Suppose I am using loo on a hierarchical model where most groups are data-rich and some are data-poor. I expect unreliable performance and bad pareto-k diagnostics due to the data-poor groups. Suppose that indeed I have multiple high k’s, but they are confined to the data-poor groups.
I am willing to assume that models that yield better predictive performance across the data-rich groups will also yield better (or not worse) performance across the data-poor groups. I’m thinking about the case where, for example, I model a random intercept and then a single set of universal slopes, and I’m doing comparisons among alternative sets of covariates included in the universal effects. If I’m willing to assume that these effects are identical across groups, then I shouldn’t care too much about dropping a handful of data-poor groups as I explore alternative specifications for these effects. Thus, I am willing to do model comparison using only the rows pertaining to data-rich groups, which in my hypothetical example all have acceptable pareto-k diagnostics. I have two questions for @avehtari and others:
Is this an obviously terrible course of action? Why?

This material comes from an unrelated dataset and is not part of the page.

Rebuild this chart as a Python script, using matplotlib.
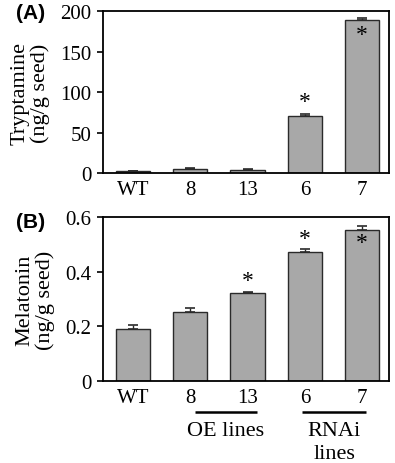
import numpy as np
import matplotlib
matplotlib.use('Agg')
import matplotlib.pyplot as plt
import matplotlib.transforms as mtransforms

plt.rcParams['font.family'] = 'serif'
plt.rcParams['font.serif'] = ['Liberation Serif', 'DejaVu Serif']

lines = ['WT', '8', '13', '6', '7']
tryptamine = [2.5, 5, 4, 70.5, 188.5]
tryptamine_err = [0.5, 0.8, 0.8, 1.8, 2.5]
melatonin = [0.19, 0.254, 0.322, 0.472, 0.551]
melatonin_err = [0.014, 0.013, 0.005, 0.011, 0.018]
star_a = [None, None, None, 'above', 'inside']
star_b = [None, None, 'above', 'above', 'inside']

group_names = ['OE lines', 'RNAi\nlines']
group_start = [1.08, 2.95]
group_end = [2.16, 4.07]

bar_color = '#a8a8a8'
x = np.arange(len(lines))

fig = plt.figure(figsize=(3.95, 4.64), dpi=100)
axA = fig.add_axes([0.261, 0.625, 0.724, 0.349])
axB = fig.add_axes([0.261, 0.177, 0.724, 0.353])


def draw_panel(ax, vals, errs, stars, ymax, yticks, ticklabels, ylabel, tag, tag_y, star_gap):
    ax.bar(x, vals, width=0.6, color=bar_color, edgecolor='#2a2a2a', linewidth=1.0, zorder=2)
    ax.errorbar(x, vals, yerr=[np.zeros(len(vals)), errs], fmt='none', ecolor='#2a2a2a',
                elinewidth=1.0, capsize=3.5, capthick=1.2, zorder=3)
    for i, s in enumerate(stars):
        if s == 'above':
            ax.text(x[i], vals[i] + errs[i] + star_gap, '*', ha='center', va='center', fontsize=17)
        elif s == 'inside':
            ax.text(x[i], vals[i] - star_gap * 1.1, '*', ha='center', va='center', fontsize=17)
    ax.set_xlim(-0.52, 4.47)
    ax.set_ylim(0, ymax)
    ax.set_yticks(yticks)
    ax.set_yticklabels(ticklabels, fontsize=15)
    ax.set_xticks(x)
    ax.set_xticklabels(lines, fontsize=15)
    ax.tick_params(axis='x', length=0, pad=5)
    ax.tick_params(axis='y', direction='out', length=4.5, width=1.2, pad=4)
    for sp in ax.spines.values():
        sp.set_linewidth(1.3)
    ax.set_ylabel(ylabel, fontsize=16, linespacing=1.1, labelpad=7)
    ax.text(-0.305, tag_y, tag, transform=ax.transAxes, fontsize=15, fontweight='bold',
            family='Liberation Sans', ha='left', va='center')


draw_panel(axA, tryptamine, tryptamine_err, star_a, 200, [0, 50, 100, 150, 200],
           ['0', '50', '100', '150', '200'], 'Tryptamine\n(ng/g seed)', '(A)', 0.99, 16)
draw_panel(axB, melatonin, melatonin_err, star_b, 0.6, [0, 0.2, 0.4, 0.6],
           ['0', '0.2', '0.4', '0.6'], 'Melatonin\n(ng/g seed)', '(B)', 0.97, 0.04)

# group labels under panel B
trans = mtransforms.blended_transform_factory(axB.transData, axB.transAxes)
for name, a, b in zip(group_names, group_start, group_end):
    axB.plot([a, b], [-0.189, -0.189], color='black', lw=1.8,
             transform=trans, clip_on=False, solid_capstyle='butt')
    axB.text((a + b) / 2, -0.245, name, transform=trans, ha='center', va='top',
             fontsize=16, linespacing=1.25)

fig.savefig('out.png', dpi=100)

In a setting like the example above, would it also be fine to just ignore the Pareto k warnings from the full log-likelihood matrix? In other words, (in the limited setting describe above) is it possible for the full matrix to yield model comparison results that are radically different from the partial matrix? How would that happen?
I think it would be helpful to define “predictive”: are you interested in predicting new observations from existing groups, or new observations from new groups? If the latter, you could compute loo using a likelihood that is marginalized over the random intercepts, in which case the data-poor/data-rich distinction is no longer as relevant (and pareto-k issues tend to go away). Here is a paper describing related issues:
It would help to know whether you plan to make predictions for new groups or for the existing groups (or not going to make any predictions).

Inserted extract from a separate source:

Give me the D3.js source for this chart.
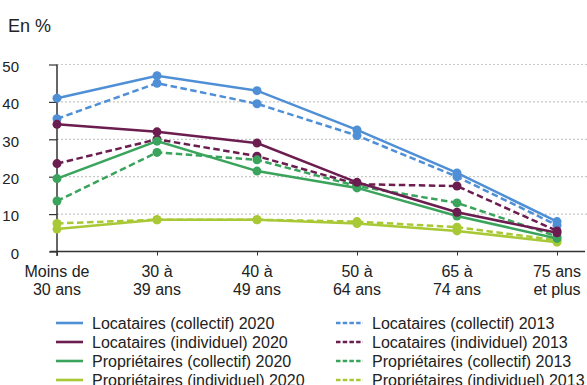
<!DOCTYPE html>
<html><head><meta charset="utf-8">
<script src="https://cdn.jsdelivr.net/npm/d3@7"></script>
<style>
body{margin:0;background:#fff;}
svg{display:block;font-family:"Liberation Sans",Arial,sans-serif;}
</style></head>
<body>
<svg id="c" width="587" height="385"></svg>
<script>
const categories = [["Moins de","30 ans"],["30 à","39 ans"],["40 à","49 ans"],["50 à","64 ans"],["65 à","74 ans"],["75 ans","et plus"]];
const yTicks = [0,10,20,30,40,50];
const locCollectif2020 = [41, 47, 43, 32.5, 21, 8];
const locCollectif2013 = [35.5, 45, 39.5, 31, 20, 7];
const locIndividuel2020 = [34, 32, 29, 18.5, 10.5, 5];
const locIndividuel2013 = [23.5, 30, 25.5, 18, 17.5, 5.5];
const propCollectif2020 = [19.5, 29.5, 21.5, 17, 9.5, 3.5];
const propCollectif2013 = [13.5, 26.5, 24.5, 17.5, 13, 4];
const propIndividuel2020 = [6, 8.5, 8.5, 7.5, 5.5, 2.5];
const propIndividuel2013 = [7.5, 8.5, 8.5, 8, 6.5, 3];

const series = [
  {name:"Locataires (collectif) 2013", values:locCollectif2013, color:"#4f8fd6", dash:true},
  {name:"Locataires (individuel) 2013", values:locIndividuel2013, color:"#6b1d4f", dash:true},
  {name:"Propriétaires (collectif) 2013", values:propCollectif2013, color:"#3aa35c", dash:true},
  {name:"Propriétaires (individuel) 2013", values:propIndividuel2013, color:"#a8c935", dash:true},
  {name:"Propriétaires (individuel) 2020", values:propIndividuel2020, color:"#a8c935", dash:false},
  {name:"Propriétaires (collectif) 2020", values:propCollectif2020, color:"#3aa35c", dash:false},
  {name:"Locataires (individuel) 2020", values:locIndividuel2020, color:"#6b1d4f", dash:false},
  {name:"Locataires (collectif) 2020", values:locCollectif2020, color:"#4f8fd6", dash:false}
];
const legendLeft = ["Locataires (collectif) 2020","Locataires (individuel) 2020","Propriétaires (collectif) 2020","Propriétaires (individuel) 2020"];
const legendRight = ["Locataires (collectif) 2013","Locataires (individuel) 2013","Propriétaires (collectif) 2013","Propriétaires (individuel) 2013"];

const svg = d3.select("#c");
const x = d3.scalePoint().domain(d3.range(categories.length)).range([57,557]);
const y = d3.scaleLinear().domain([0,50]).range([251.5,64.5]);

svg.append("text").attr("x",8).attr("y",32).attr("font-size",18).attr("fill","#222").text("En %");

// grid
svg.append("g").selectAll("line").data(yTicks.filter(d=>d>0)).join("line")
  .attr("x1",57).attr("x2",587).attr("y1",d=>y(d)).attr("y2",d=>y(d))
  .attr("stroke","#c8c8c8").attr("stroke-width",1.2).attr("stroke-dasharray","2,2");

// y axis
const ya = svg.append("g").attr("transform","translate(57,0)")
  .call(d3.axisLeft(y).tickValues(yTicks).tickSize(8).tickPadding(30));
ya.select(".domain").attr("stroke","#333").attr("stroke-width",1.5).attr("d","M0,64.5V256");
ya.selectAll(".tick line").attr("stroke","#333").attr("stroke-width",1.2);
ya.selectAll(".tick text").attr("font-size",15).attr("fill","#222").attr("dy","0.45em")
  .attr("font-family","Liberation Sans, Arial, sans-serif");

// x axis
const xa = svg.append("g").attr("transform","translate(0,251.5)")
  .call(d3.axisBottom(x).tickSize(4).tickFormat(""));
xa.select(".domain").attr("stroke","#333").attr("stroke-width",1.5).attr("d","M50,0H585");
xa.selectAll(".tick line").attr("stroke","#333");
const lbl = svg.append("g").selectAll("text").data(categories).join("text")
  .attr("x",(d,i)=>x(i)).attr("y",277).attr("text-anchor","middle")
  .attr("font-size",16).attr("fill","#222");
lbl.append("tspan").attr("x",(d,i)=>x(i)).text(d=>d[0]);
lbl.append("tspan").attr("x",(d,i)=>x(i)).attr("dy",17.5).text(d=>d[1]);

// lines
const line = d3.line().x((d,i)=>x(i)).y(d=>y(d));
const g = svg.append("g");
series.forEach(s=>{
  g.append("path").attr("d",line(s.values)).attr("fill","none")
    .attr("stroke",s.color).attr("stroke-width",2.5)
    .attr("stroke-dasharray",s.dash?"6.5,3.5":null);
  g.append("g").selectAll("circle").data(s.values).join("circle")
    .attr("cx",(d,i)=>x(i)).attr("cy",d=>y(d)).attr("r",4.5).attr("fill",s.color);
});

// legend
const col = n => series.find(s=>s.name===n);
function legend(names, x0, dash){
  names.forEach((n,i)=>{
    const yy = 323 + i*19;
    svg.append("line").attr("x1",x0).attr("x2",x0+27).attr("y1",yy).attr("y2",yy)
      .attr("stroke",col(n).color).attr("stroke-width",2.6)
      .attr("stroke-dasharray",dash?"4.5,2.2":null);
    svg.append("text").attr("x",x0+36).attr("y",yy+5.5).attr("font-size",16).attr("fill","#222").text(n);
  });
}
legend(legendLeft,56,false);
legend(legendRight,336,true);
</script>
</body></html>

If you used the model to make predictions for new groups, and the data-poor groups don’t differ from the data-rich groups except for the amount of data, you can assume exchangeability among the data-poor, data-rich, and the new groups, and then it would be ok base the estimate on those groups where the predictive performance estimate is more reliable.

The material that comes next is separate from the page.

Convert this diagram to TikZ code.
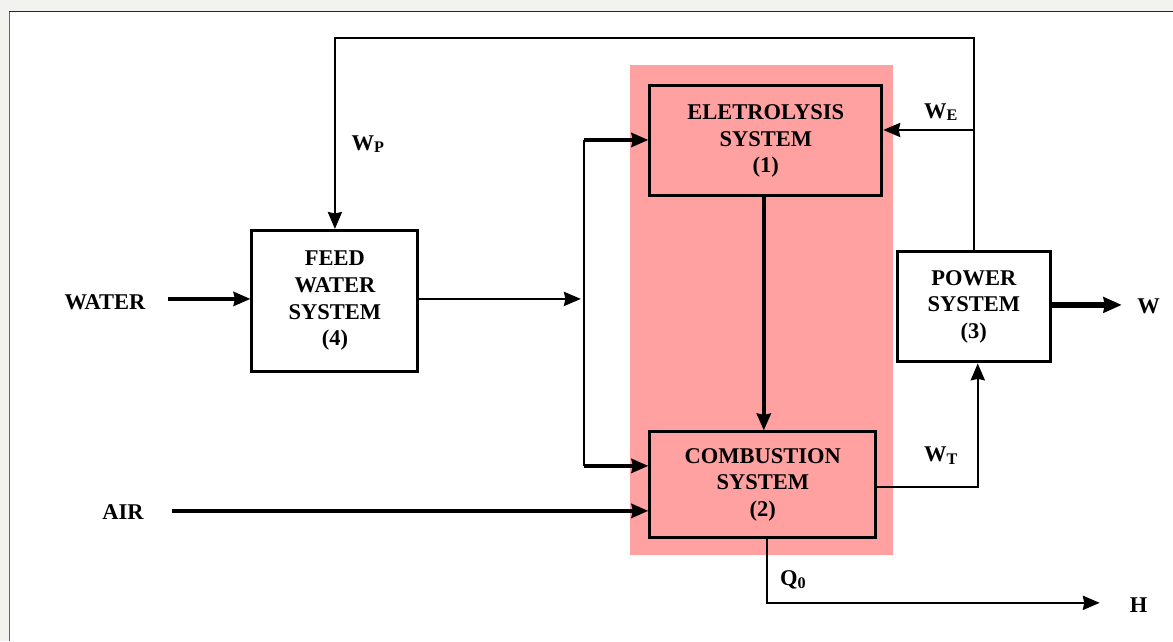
\documentclass[tikz,border=0pt]{standalone}
\usepackage{fontspec}
\setmainfont{Liberation Serif}
\usepackage{xcolor}
\usetikzlibrary{arrows.meta}
\definecolor{pinkbg}{RGB}{255,161,161}
\definecolor{pagegray}{RGB}{242,242,238}
\newcommand{\sub}[2]{#1\raisebox{-0.25ex}{\fontsize{11.5}{12}\selectfont #2}}

\begin{document}
\begin{tikzpicture}[x=0.025cm,y=-0.025cm,
  font=\fontsize{16}{19}\selectfont\bfseries,
  block/.style={draw,line width=2.1pt,align=center,inner sep=0pt},
  tip/.style={-{Stealth[length=12pt,width=10pt,inset=1pt]}},
  flow/.style={tip,line width=1.7pt},
  mainflow/.style={tip,line width=2.6pt},
  bigflow/.style={-{Stealth[length=13pt,width=11pt,inset=1pt]},line width=3.8pt}]
\fill[pagegray](0,0)rectangle(1173,641);
\fill[white](9,11)rectangle(1173,641);
\draw[black!60](9,641)--(9,11);
\draw[black!85](9,11)--(1173,11);
\useasboundingbox(0,0)rectangle(1173,641);
% shaded part
\fill[pinkbg](630,65)rectangle(893,555);
% blocks
\node[block,fill=white,minimum width=4.15cm,minimum height=3.525cm](feed)at(335,301){FEED\\WATER\\SYSTEM\\(4)};
\node[block,fill=pinkbg,minimum width=5.8cm,minimum height=2.75cm](elec)at(766,141){ELETROLYSIS\\SYSTEM\\(1)};
\node[block,fill=pinkbg,minimum width=5.65cm,minimum height=2.65cm](comb)at(763,485){COMBUSTION\\SYSTEM\\(2)};
\node[block,fill=white,minimum width=3.825cm,minimum height=2.75cm](power)at(974,307){POWER\\SYSTEM\\(3)};
% ends and labels
\node(water)at(105,302){WATER};
\node(air)at(123,512){AIR};
\node(outw)at(1149,306){W};
\node(outh)at(1139,605){H};
\node(wp)at(368,144){\sub{W}{P}};
\node(we)at(941,112){\sub{W}{E}};
\node(wt)at(941,456){\sub{W}{T}};
\node(q0)at(793,580){\sub{Q}{0}};
% junctions
\coordinate(topR)at(974,38);
\coordinate(topL)at(335,38);
\coordinate(weJ)at(974,130);
\coordinate(busT)at(584,140);
\coordinate(busB)at(584,466);
\coordinate(wtJ)at(978,487);
\coordinate(q0J)at(767,603);
% connectors
\draw[flow](power.north)--(topR)--(topL)--(feed.north);
\draw[flow](weJ)--(elec.east|-weJ);
\draw[mainflow](168,299)--(feed.west|-0,299);
\draw[flow](feed.east|-0,299)--(581,299);
\draw[line width=1.7pt](busT)--(busB);
\draw[mainflow](busT)--(elec.west|-busT);
\draw[mainflow](busB)--(comb.west|-busB);
\draw[mainflow](172,511)--(comb.west|-0,511);
\draw[mainflow](elec.south-|764,0)--(comb.north-|764,0);
\draw[flow](comb.east|-wtJ)--(wtJ)--(power.south-|wtJ);
\draw[bigflow](power.east|-0,305)--(1122,305);
\draw[flow](comb.south-|q0J)--(q0J)--(1100,603);
\end{tikzpicture}
\end{document}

If you used the model to make predictions for the existing groups, even if you would assume exchangeability, the learning curve for the group specific parameter(s) can be such that a different model can be the best depending on the amount of data for the group (there is an example in Bayesian hierarchical stacking paper)…
If the differences between the models performances are big, then dropping some loo folds or including them despite bad Pareto k’s, then the model comparison results are not sensitive. Especially in the early part of the workflow, it may be possible to drop some inferior models. If you want to get more accurate computations in the end, you could try moment matching loo, integrated loo, or brute force.
How big error there might be when we see high Pareto \hat{k} values is difficult to know, as then the error distribution has a very long tail. Most of the time you would observe over-optimistic results, but if you are unlucky you can get also very over-pessimistic results.